Inducements in the Political Marketplace

The Quint reports:

In one of the many attempts by Bengaluru citizens to raise awareness among voters in the city, the Karnataka Associated Management of English-medium Schools (KAMS) has proposed a very interesting incentive to get the parents of their students to vote in the 12 May Assembly elections.

According to reports, KAMS has decided to award extra marks to students whose parents have voted.

D Shashi Kumar, general secretary of KAMS, said, “We will record the details of the students and the parents and award 4 marks to them in the Part B section of internal assessments.” Some schools expect parents to report to the school right after voting, while some can wait until schools reopen to show their inked finger to ensure the children get the marks.
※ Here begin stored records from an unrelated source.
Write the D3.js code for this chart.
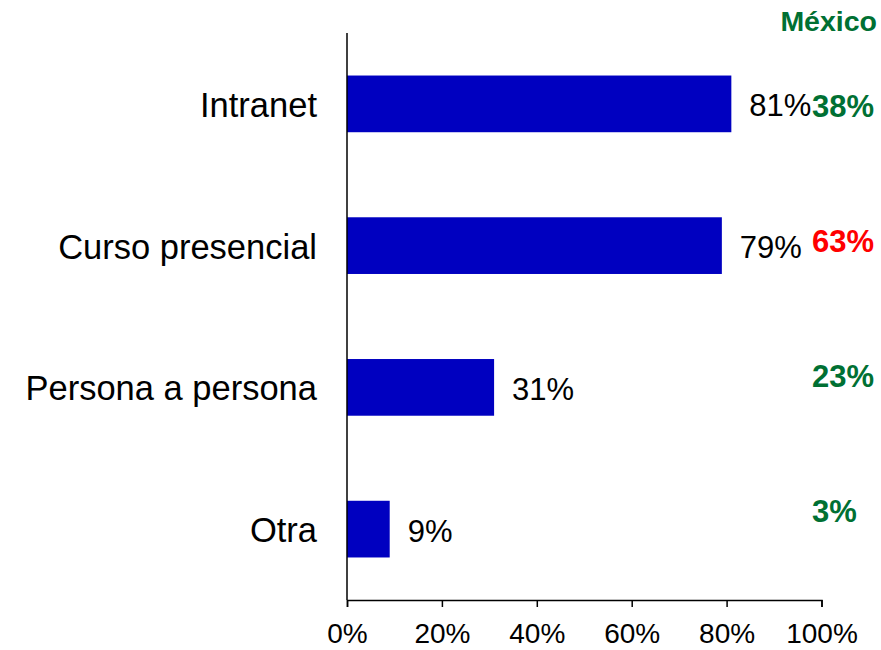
<!DOCTYPE html>
<html>
<head>
<meta charset="utf-8">
<script src="https://cdn.jsdelivr.net/npm/d3@7"></script>
<style>
  body { margin: 0; background: #fff; }
  svg text { font-family: "Liberation Sans", Arial, sans-serif; }
</style>
</head>
<body>
<div id="chart"></div>
<script>
   // chart values
   var categories = ["Intranet", "Curso presencial", "Persona a persona", "Otra"];
   var values = [81, 79, 31, 9];
   var mexicoValues = [38, 63, 23, 3];
   var mexicoTitle = "México";
   var highlightCategory = "Curso presencial";
   var xTicks = [0, 20, 40, 60, 80, 100];

   var width = 881, height = 650;
   var green = "#007033";

   var svg = d3.select("#chart").append("svg")
      .attr("width", width)
      .attr("height", height);

   var x = d3.scaleLinear().domain([0, 100]).range([347, 821.5]);

   var y = d3.scaleBand()
      .domain(categories)
      .range([33, 600])
      .paddingInner(0.6)
      .paddingOuter(0.3);

   // the México column sits on its own spacing
   var yMex = d3.scalePoint()
      .domain(categories)
      .range([117, 522]);

   // bars
   svg.selectAll("rect.bar")
      .data(categories)
      .enter()
      .append("rect")
      .attr("class", "bar")
      .attr("x", x(0))
      .attr("y", function(d) { return y(d); })
      .attr("width", function(d, i) { return x(values[i]) - x(0); })
      .attr("height", y.bandwidth())
      .style("fill", "#0000C0");

   // bottom axis
   var xAxis = d3.axisBottom(x)
      .tickValues(xTicks)
      .tickSize(7)
      .tickSizeOuter(7)
      .tickFormat(function(d) { return d + "%"; });

   var gx = svg.append("g")
      .attr("transform", "translate(0,600)")
      .call(xAxis);
   gx.select(".domain").attr("stroke", "#000").attr("stroke-width", 1.5);
   gx.selectAll(".tick line").attr("stroke", "#000").attr("stroke-width", 1.5);
   gx.selectAll(".tick text")
      .attr("y", 0)
      .attr("dy", 0)
      .attr("transform", "translate(0,43)")
      .style("font-size", "28px")
      .style("font-family", "'Liberation Sans', Arial, sans-serif")
      .attr("fill", "#000");

   // vertical axis line
   svg.append("line")
      .attr("x1", x(0)).attr("x2", x(0))
      .attr("y1", y.range()[0]).attr("y2", y.range()[1])
      .attr("stroke", "#000")
      .attr("stroke-width", 1.5);

   // category labels
   svg.selectAll("text.cat")
      .data(categories)
      .enter()
      .append("text")
      .attr("class", "cat")
      .attr("x", 317)
      .attr("y", function(d) { return y(d) + y.bandwidth() / 2 + 13; })
      .attr("text-anchor", "end")
      .style("font-size", "34.5px")
      .text(function(d) { return d; });

   // value labels
   svg.selectAll("text.val")
      .data(categories)
      .enter()
      .append("text")
      .attr("class", "val")
      .attr("x", function(d, i) { return x(values[i]) + 18; })
      .attr("y", function(d) { return y(d) + y.bandwidth() / 2 + 12.5; })
      .style("font-size", "31px")
      .text(function(d, i) { return values[i] + "%"; });

   // México column
   svg.append("text")
      .attr("x", 877)
      .attr("y", 31)
      .attr("text-anchor", "end")
      .style("font-size", "28.5px")
      .style("font-weight", "bold")
      .attr("fill", green)
      .text(mexicoTitle);

   svg.selectAll("text.mex")
      .data(categories)
      .enter()
      .append("text")
      .attr("class", "mex")
      .attr("x", 812)
      .attr("y", function(d) { return yMex(d); })
      .style("font-size", "31px")
      .style("font-weight", "bold")
      .attr("fill", function(d) { return d == highlightCategory ? "#FF0000" : green; })
      .text(function(d, i) { return mexicoValues[i] + "%"; });
</script>
</body>
</html>
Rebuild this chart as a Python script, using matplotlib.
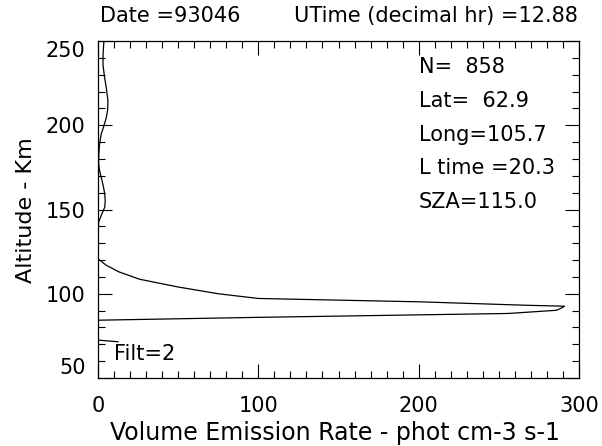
import matplotlib
matplotlib.use("Agg")
import matplotlib.pyplot as plt
from matplotlib.ticker import MultipleLocator

# volume emission rate profile (altitude in km, rate in phot cm-3 s-1)
altitude = [250, 243, 236, 229, 222, 214.5, 209, 204.6, 199, 194.8, 189, 183,
            177, 173, 169, 164, 159.3, 155, 151.4, 146.4, 142.5, 136, 120.8,
            117, 113, 108.6, 104, 100, 97.2, 95.2, 93.2, 92.6, 91.5, 90.2,
            88.3, 86, 84.3, 72.5, 71.5]
emission = [3.7, 3.2, 3.1, 4.0, 5.2, 6.2, 6.0, 5.2, 3.5, 2.0, 1.0, 0.5,
            0.4, 1.0, 2.0, 3.3, 4.2, 4.5, 4.2, 2.0, 0.4, 0.0, 0.0,
            5, 13, 26, 50, 75, 100, 201, 266, 291, 289, 286,
            256, 100, 0.0, 0.0, 12.5]

x_ticks = [0, 100, 200, 300]
y_ticks = [50, 100, 150, 200, 250]

date_str = "93046"
utime_str = "12.88"
info_lines = ["N=  858", "Lat=  62.9", "Long=105.7", "L time =20.3", "SZA=115.0"]
filt_str = "Filt=2"

W, H = 602, 446
FS = 15

plt.rcParams["font.family"] = "DejaVu Sans"
fig = plt.figure(figsize=(W / 100, H / 100), dpi=100)
# axes box: x 98..579 px, y 41..378 px
ax = fig.add_axes([98 / W, 1 - 378 / H, (579 - 98) / W, (378 - 41) / H])

ax.plot(emission, altitude, color="black", lw=0.9)

ax.set_xlim(0, 300)
ax.set_ylim(50, 250)
ax.set_xticks(x_ticks)
ax.set_yticks(y_ticks)
ax.xaxis.set_minor_locator(MultipleLocator(10))
ax.yaxis.set_minor_locator(MultipleLocator(10))
ax.tick_params(which="both", direction="in", top=True, right=True,
               labelsize=FS, width=0.8)
ax.tick_params(which="major", length=10)
ax.tick_params(which="minor", length=5)
ax.tick_params(axis="x", pad=13)
ax.tick_params(axis="y", pad=9)
for s in ax.spines.values():
    s.set_linewidth(0.9)

# end labels sit inside the axis range, like the original
ylabels = ax.get_yticklabels()
ylabels[0].set_va("bottom")
ylabels[-1].set_va("top")

ax.set_xlabel("Volume Emission Rate - phot cm-3 s-1", fontsize=17)
ax.xaxis.set_label_coords((335 - 98) / 481, (378 - 421) / 337)
ax.set_ylabel("Altitude - Km", fontsize=FS + 1)
ax.yaxis.set_label_coords((36 - 98) / 481, (378 - 210) / 337)

# header text above the plot
fig.text(100 / W, 1 - 16 / H, "Date =" + date_str, fontsize=FS,
         ha="left", va="center")
fig.text(578 / W, 1 - 16 / H, "UTime (decimal hr) =" + utime_str,
         fontsize=FS, ha="right", va="center")

# info block inside the axes
for i, line in enumerate(info_lines):
    fig.text(419 / W, 1 - (67 + 33.8 * i) / H, line, fontsize=FS,
             ha="left", va="center")

ax.text(10, 64, filt_str, fontsize=FS, ha="left", va="center")

fig.savefig("out.png", dpi=100)
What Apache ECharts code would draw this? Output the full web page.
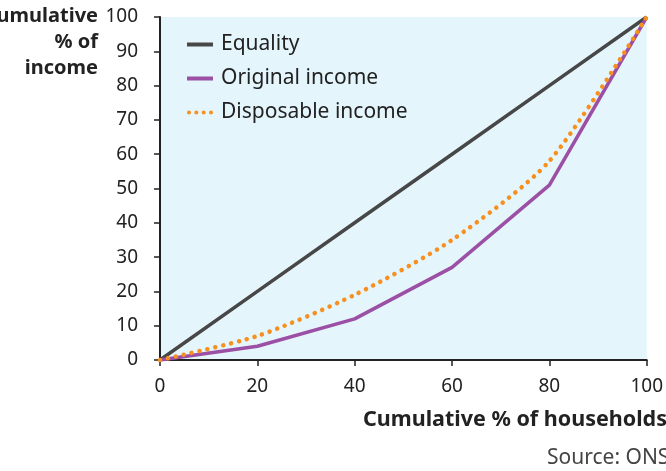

As I mention in my new AMA episode of The Seen and the Unseen (embedded below), voting is a privilege and not a duty. What’s more, the political marketplace is… a marketplace.

If a school was to announce that kids would get grace marks if their parents bought shirts from so-and-so mall, that would be considered ridiculous. A parent may go to that mall, fill all the shirts substandard, and refuse to buy one.

The political marketplace is no different. If I don’t like any of the candidates, I don’t have to vote — and what’s more, my not voting sends a signal to potential political entrepreneurs, who can see the percentage of non-voters, that there is a gap in the marketplace. They may step in to fill that gap. So if I want new forces to emerge in politics, it is reasonable to not vote.

Of course, I am neither in Bengaluru nor do I have kids, so I am immune to such pressures. How I wish I could have a positive reason to vote, though.